Но, как всем руководителям технических департаментов в мирное время, министру авиации приходилось бороться с нежеланием казначейства оплачивать перечень расходов, связанных с превращением крупного производственного проекта в конечный продукт. И хотя канцлер казначейства сэр Джон Саймон имел четырехлетний опыт работы в министерстве иностранных дел и встречался с фюрером лицом к лицу, казалось, что он, говоря словами одного обозревателя, «очевидно, позабыл то, о чем в бытность министром иностранных дел узнал от самого Гитлера».
К маю 1938 года правительственная программа перевооружения ВВС подверглась существенной критике, нацеленной больше всего на задержки с производством самолетов новых типов и с созданием «теневых фабрик». Эту атаку возглавил мистер Черчилль, хотя он был достаточно аккуратен, разделяя в своем осуждении правительственную программу и личный вклад лорда Суинтона. В результате министерство авиации, отвечая на его вопросы, оказалось во вдвойне невыгодном положении. Во-первых, по соображениям безопасности оно не могло рассказать палате общин, насколько далеко процесс продвинулся на самом деле, а по соображениям вежливости не могло сказать, что прогресс был бы намного больше, если бы для этого выделялись соответствующие деньги. Во-вторых, его представительство на министерской скамье парламента было не самым удачным. Когда в 1935 году государственный секретарь по авиации занял свое место, это был сэр Филип Канлифф-Лайсте-ром, член палаты общин, но через два года он получил титул пэра и место в палате лордов, и «с нового места» ему стало намного трудней защищать свое министерство. Между тем его заместитель, лорд Уинтертон, оказался не способен отражать нападения Черчилля и его сторонников в палате общин. «Я говорил слишком много, выражался слишком витиевато и с готовностью бросался отвечать, когда меня перебивали», – скромно пишет он о своей работе. 12 мая после бурных дебатов ситуация достигла критической точки.

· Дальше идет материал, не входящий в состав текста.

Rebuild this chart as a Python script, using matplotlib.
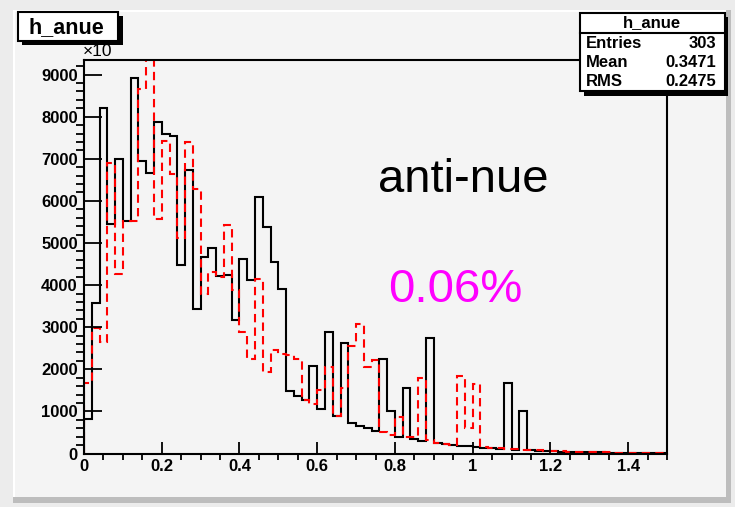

Перед мистером Чемберленом встала необходимость усилить представительство министерства авиации в палате общин. Сделать это он мог, назначив либо нового, более подходящего заместителя, либо нового государственного секретаря из числа членов нижней палаты. Он выбрал второе и 16 мая освободил лорда Суинтона от его обязанностей, назначив на это место сэра Кингсли Вуда. «Он [премьер-министр] почувствовал, что ему нужен государственный секретарь, способный усмирить палату общин», – писал уходящий министр.
Потерю лорда Суинтона особенно остро ощутили те из его коллег и из его оппонентов, кто представлял его достижения во всей полноте. Такими были чувства короля Георга, хорошо знакомого с фактами и продемонстрировавшего ему свою признательность.